> [Extracted material]
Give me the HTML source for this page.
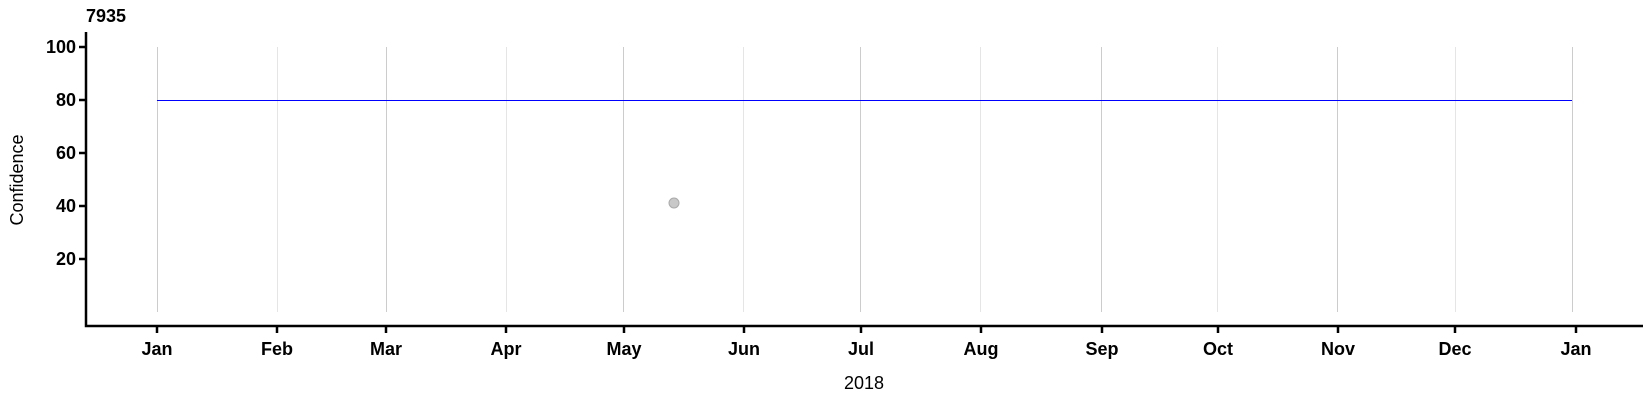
<!DOCTYPE html>
<html><head><meta charset="utf-8"><style>body{margin:0;background:#fff}svg{display:block}</style></head>
<body>
<svg width="1650" height="400" xmlns="http://www.w3.org/2000/svg" font-family="Liberation Sans, Arial, sans-serif">
<g stroke-width="1">
<line x1="157.5" y1="47" x2="157.5" y2="312" stroke="#cccccc"/>
<line x1="277.5" y1="47" x2="277.5" y2="312" stroke="#e5e5e5"/>
<line x1="386.5" y1="47" x2="386.5" y2="312" stroke="#cccccc"/>
<line x1="506.5" y1="47" x2="506.5" y2="312" stroke="#e5e5e5"/>
<line x1="623.5" y1="47" x2="623.5" y2="312" stroke="#cccccc"/>
<line x1="743.5" y1="47" x2="743.5" y2="312" stroke="#e5e5e5"/>
<line x1="860.5" y1="47" x2="860.5" y2="312" stroke="#cccccc"/>
<line x1="980.5" y1="47" x2="980.5" y2="312" stroke="#e5e5e5"/>
<line x1="1101.5" y1="47" x2="1101.5" y2="312" stroke="#cccccc"/>
<line x1="1217.5" y1="47" x2="1217.5" y2="312" stroke="#e5e5e5"/>
<line x1="1337.5" y1="47" x2="1337.5" y2="312" stroke="#cccccc"/>
<line x1="1455.5" y1="47" x2="1455.5" y2="312" stroke="#e5e5e5"/>
<line x1="1572.5" y1="47" x2="1572.5" y2="312" stroke="#cccccc"/>
</g>
<line x1="157" y1="100.5" x2="1572" y2="100.5" stroke="#0000ff" stroke-width="1"/>
<circle cx="674" cy="203" r="5" fill="#c8c8c8" stroke="#aaaaaa" stroke-width="1"/>
<path d="M86 32 V326 H1643" fill="none" stroke="#000" stroke-width="2.5"/>
<g stroke="#000" stroke-width="2.5">
<line x1="79" y1="47" x2="86" y2="47"/><line x1="79" y1="100" x2="86" y2="100"/>
<line x1="79" y1="153" x2="86" y2="153"/><line x1="79" y1="206" x2="86" y2="206"/>
<line x1="79" y1="259" x2="86" y2="259"/>
<line x1="157" y1="326" x2="157" y2="333"/><line x1="277" y1="326" x2="277" y2="333"/>
<line x1="386" y1="326" x2="386" y2="333"/><line x1="506" y1="326" x2="506" y2="333"/>
<line x1="624" y1="326" x2="624" y2="333"/><line x1="744" y1="326" x2="744" y2="333"/>
<line x1="861" y1="326" x2="861" y2="333"/><line x1="981" y1="326" x2="981" y2="333"/>
<line x1="1102" y1="326" x2="1102" y2="333"/><line x1="1218" y1="326" x2="1218" y2="333"/>
<line x1="1338" y1="326" x2="1338" y2="333"/><line x1="1455" y1="326" x2="1455" y2="333"/>
<line x1="1576" y1="326" x2="1576" y2="333"/>
</g>
<g font-size="18" font-weight="bold" text-anchor="end">
<text x="76" y="53">100</text><text x="76" y="106">80</text><text x="76" y="159">60</text>
<text x="76" y="212">40</text><text x="76" y="265">20</text>
</g>
<g font-size="18" font-weight="bold" text-anchor="middle">
<text x="157" y="355">Jan</text><text x="277" y="355">Feb</text><text x="386" y="355">Mar</text>
<text x="506" y="355">Apr</text><text x="624" y="355">May</text><text x="744" y="355">Jun</text>
<text x="861" y="355">Jul</text><text x="981" y="355">Aug</text><text x="1102" y="355">Sep</text>
<text x="1218" y="355">Oct</text><text x="1338" y="355">Nov</text><text x="1455" y="355">Dec</text>
<text x="1576" y="355">Jan</text>
</g>
<text x="86" y="22" font-size="18" font-weight="bold">7935</text>
<text x="864" y="389" font-size="18" text-anchor="middle">2018</text>
<text transform="translate(23,180) rotate(-90)" font-size="18" text-anchor="middle">Confidence</text>
</svg>
</body></html>
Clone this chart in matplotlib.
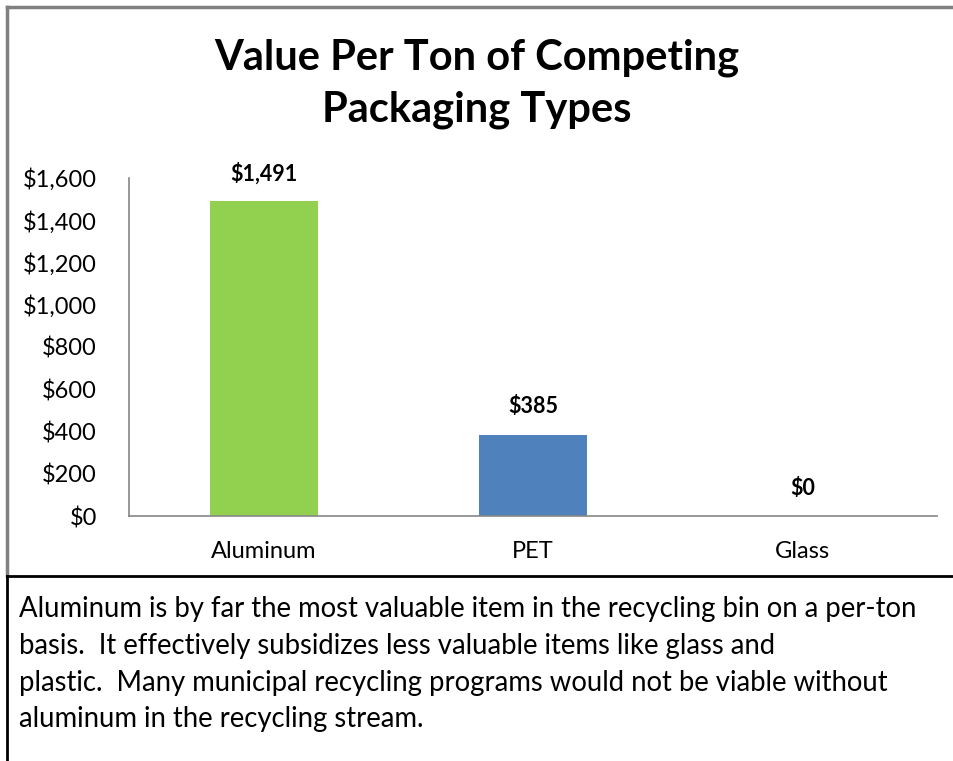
import matplotlib.pyplot as plt
from matplotlib.lines import Line2D

# data
categories = ['Aluminum', 'PET', 'Glass']
values = [1491, 385, 0]
labels = ['$1,491', '$385', '$0']
colors = ['#92D050', '#4F81BD', '#4F81BD']
yticks = [0, 200, 400, 600, 800, 1000, 1200, 1400, 1600]

title = 'Value Per Ton of Competing\nPackaging Types'
caption = [
    'Aluminum is by far the most valuable item in the recycling bin on a per-ton',
    'basis.  It effectively subsidizes less valuable items like glass and',
    'plastic.  Many municipal recycling programs would not be viable without',
    'aluminum in the recycling stream.',
]

plt.rcParams['font.family'] = ['Lato', 'DejaVu Sans']

W, H = 954, 761
fig = plt.figure(figsize=(W / 100, H / 100), dpi=100)

# axes placed in pixel terms
x0, x1, ytop, ybot = 129, 937, 178, 516
ax = fig.add_axes([x0 / W, 1 - ybot / H, (x1 - x0) / W, (ybot - ytop) / H])

ax.bar(range(len(categories)), values, width=0.4, color=colors)
for i, (v, lab) in enumerate(zip(values, labels)):
    ax.annotate(lab, (i, v), xytext=(0, 20), textcoords='offset points',
                ha='center', va='center', fontsize=15.5, fontweight='bold')

ax.set_xlim(-0.5, 2.5)
ax.set_ylim(0, 1600)
ax.set_yticks(yticks)
ax.set_yticklabels(['${:,}'.format(t) for t in yticks], fontsize=17)
ax.set_xticks(range(len(categories)))
ax.set_xticklabels(categories, fontsize=17)
ax.tick_params(axis='y', length=0, pad=23)
ax.tick_params(axis='x', length=0, pad=18)
for s in ['top', 'right']:
    ax.spines[s].set_visible(False)
for s in ['left', 'bottom']:
    ax.spines[s].set_color('#868686')
    ax.spines[s].set_linewidth(1.2)

fig.text(0.5, 1 - 84 / H, title, ha='center', va='center', fontsize=30,
         fontweight='bold', linespacing=1.45)

# borders
gray = '#808080'
fig.add_artist(Line2D([7 / W, 1], [1 - 7 / H, 1 - 7 / H], color=gray, lw=2.5))
fig.add_artist(Line2D([7 / W, 7 / W], [1 - 7 / H, 1 - 576 / H], color=gray, lw=2.5))
fig.add_artist(Line2D([7 / W, 1], [1 - 576 / H, 1 - 576 / H], color='black', lw=2))
fig.add_artist(Line2D([7 / W, 7 / W], [1 - 576 / H, 0], color='black', lw=2))

for k, line in enumerate(caption):
    fig.text(19 / W, 1 - (609.5 + 36.5 * k) / H, line, ha='left', va='center',
             fontsize=19.8)

fig.savefig('out.png', dpi=100)
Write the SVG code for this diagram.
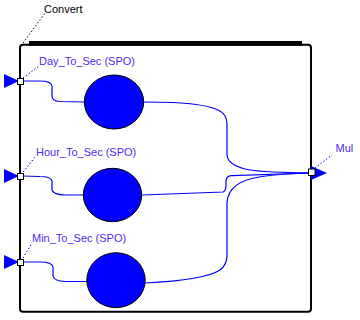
<svg xmlns="http://www.w3.org/2000/svg" width="360" height="320" viewBox="0 0 360 320">
<style>
.frame{fill:none;stroke:#000;stroke-width:2}
.wire{fill:none;stroke:#0000ff;stroke-width:1.2}
.blk{fill:#0000ff;stroke:#000;stroke-width:1}
.port{fill:#fff;stroke:#000;stroke-width:1}
.arr{fill:#0000ff}
.lead{fill:none;stroke:#000;stroke-width:1;stroke-dasharray:1.5 2}
.lead2{fill:none;stroke:#0000ff;stroke-width:1;stroke-dasharray:1.5 2}
.lbl{font-family:"Liberation Sans",Arial,sans-serif;font-size:11px;fill:#4a2cf5}
.ttl{font-family:"Liberation Sans",Arial,sans-serif;font-size:11px;fill:#000}
</style>
<rect width="360" height="320" fill="#fff"/>
<g id="Convert">
<rect class="frame" x="20" y="44.8" width="291" height="267" rx="3"/>
<rect x="29" y="41" width="273" height="4.8" fill="#000"/>
<path class="lead" d="M21,46 L45,13"/>
<text class="ttl" x="44" y="13">Convert</text>
</g>
<g id="connectors">
<path class="wire" d="M22,81 L40,81 Q51,81 52,86 L52,96 Q52,101 60,101.5 L84,102"/>
<path class="wire" d="M22,176 L40,176.5 Q51,176.5 52,181 L52,190 Q53,194.5 65,195 L83,195"/>
<path class="wire" d="M22,262 L40,262 Q52,262 53,267 L53,276 Q54,281 65,281.5 L87,281.5"/>
<path class="wire" d="M144,102 L173,102.5 Q205,104 218,110 Q227,114 227,124 L227,155 Q228,166 250,170 Q265,172.5 311,173"/>
<path class="wire" d="M142,195 L223,192 Q226,191 226,185 L226,180 Q227,175.8 232,175.7 L311,173"/>
<path class="wire" d="M145,283 Q205,280 220,270 Q227,265 227,255 L227,203 Q228,181 262,176.5 Q280,174 311,173"/>
</g>
<g id="Day_To_Sec">
<ellipse class="blk" cx="114" cy="102" rx="29.7" ry="27"/>
<path class="lead2" d="M23,78 L39,66"/>
<text class="lbl" x="39" y="64.5">Day_To_Sec (SPO)</text>
</g>
<g id="Hour_To_Sec">
<ellipse class="blk" cx="112.5" cy="195" rx="29.2" ry="26.7"/>
<path class="lead2" d="M23,172 L36,156"/>
<text class="lbl" x="36" y="156">Hour_To_Sec (SPO)</text>
</g>
<g id="Min_To_Sec">
<ellipse class="blk" cx="116" cy="280.2" rx="29.2" ry="27.5"/>
<path class="lead2" d="M23,258 L32,243"/>
<text class="lbl" x="32" y="242">Min_To_Sec (SPO)</text>
</g>
<g id="in1">
<polygon class="arr" points="4,74 4,88 19,81"/>
<rect class="port" x="17.5" y="78.5" width="6" height="6"/>
</g>
<g id="in2">
<polygon class="arr" points="4,169 4,183 19,176"/>
<rect class="port" x="17.5" y="173.5" width="6" height="6"/>
</g>
<g id="in3">
<polygon class="arr" points="4,255 4,269 19,262"/>
<rect class="port" x="17.5" y="259.5" width="6" height="6"/>
</g>
<g id="Mul">
<polygon class="arr" points="311,166 311,180 327,173"/>
<rect class="port" x="308.5" y="169" width="6.5" height="6.5"/>
<path class="lead2" d="M315,168 L332,155"/>
<text class="lbl" x="335.5" y="151.5">Mul</text>
</g>
</svg>
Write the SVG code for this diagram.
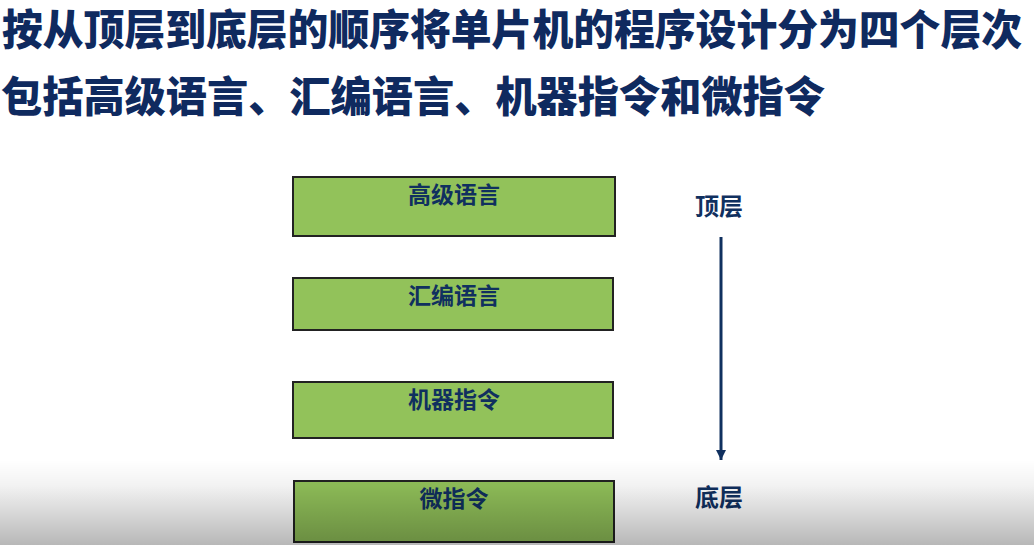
<svg xmlns="http://www.w3.org/2000/svg" width="1034" height="545" viewBox="0 0 1034 545">
<style>
.title{font-family:"Noto Sans CJK SC","Noto Sans CJK JP",sans-serif;font-weight:900;font-size:42px;fill:#0f2a5f}
.box{fill:#92c25a;stroke:#222;stroke-width:2}
.lbl{font-family:"Noto Sans CJK SC","Noto Sans CJK JP",sans-serif;font-weight:700;font-size:23px;fill:#10305f;text-anchor:middle}
.side{font-family:"Noto Sans CJK SC","Noto Sans CJK JP",sans-serif;font-weight:700;font-size:24px;fill:#10305f}
</style>
<defs>
<linearGradient id="shade" x1="0" y1="0" x2="0" y2="1">
<stop offset="0" stop-color="#000" stop-opacity="0"/>
<stop offset="0.3" stop-color="#000" stop-opacity="0.05"/>
<stop offset="1" stop-color="#000" stop-opacity="0.28"/>
</linearGradient>
<marker id="ah" viewBox="0 0 10 10" refX="10" refY="5" markerWidth="10" markerHeight="10" markerUnits="userSpaceOnUse" orient="auto">
<path d="M0,0 L10,5 L0,10 z" fill="#10305f"/>
</marker>
</defs>
<rect width="1034" height="545" fill="#fff"/>
<g id="title">
<text class="title" x="2" y="45" textLength="1020" lengthAdjust="spacingAndGlyphs">按从顶层到底层的顺序将单片机的程序设计分为四个层次</text>
<text class="title" x="1" y="112" textLength="824" lengthAdjust="spacingAndGlyphs">包括高级语言、汇编语言、机器指令和微指令</text>
</g>
<g id="node-gaoji">
<rect class="box" x="293" y="177" width="322" height="59"/>
<text class="lbl" x="454" y="203">高级语言</text>
</g>
<g id="node-huibian">
<rect class="box" x="293" y="278" width="320" height="52"/>
<text class="lbl" x="454" y="304">汇编语言</text>
</g>
<g id="node-jiqi">
<rect class="box" x="293" y="382" width="320" height="56"/>
<text class="lbl" x="454" y="408">机器指令</text>
</g>
<g id="node-wei">
<rect class="box" x="294" y="481" width="320" height="61"/>
<text class="lbl" x="454" y="507">微指令</text>
</g>
<g id="label-top"><text class="side" x="695" y="215">顶层</text></g>
<g id="label-bottom"><text class="side" x="695" y="506">底层</text></g>
<g id="connectors">
<line x1="721" y1="237" x2="721" y2="460" stroke="#10305f" stroke-width="3" marker-end="url(#ah)"/>
</g>
<rect x="0" y="460" width="1034" height="85" fill="url(#shade)"/>
</svg>
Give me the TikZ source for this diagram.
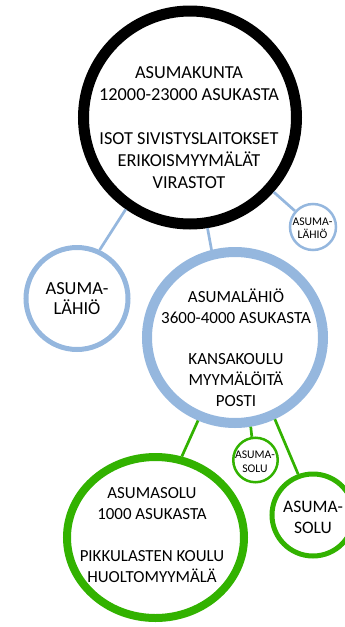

> [Exercise requirements] Make a list of all lines in the data that contain "this".

> [Result]
Give me the HTML source for this page.
Clone this chart in matplotlib.
Write the SVG code for this diagram.
Write the SVG code for this diagram.
Give me the TikZ source for this diagram.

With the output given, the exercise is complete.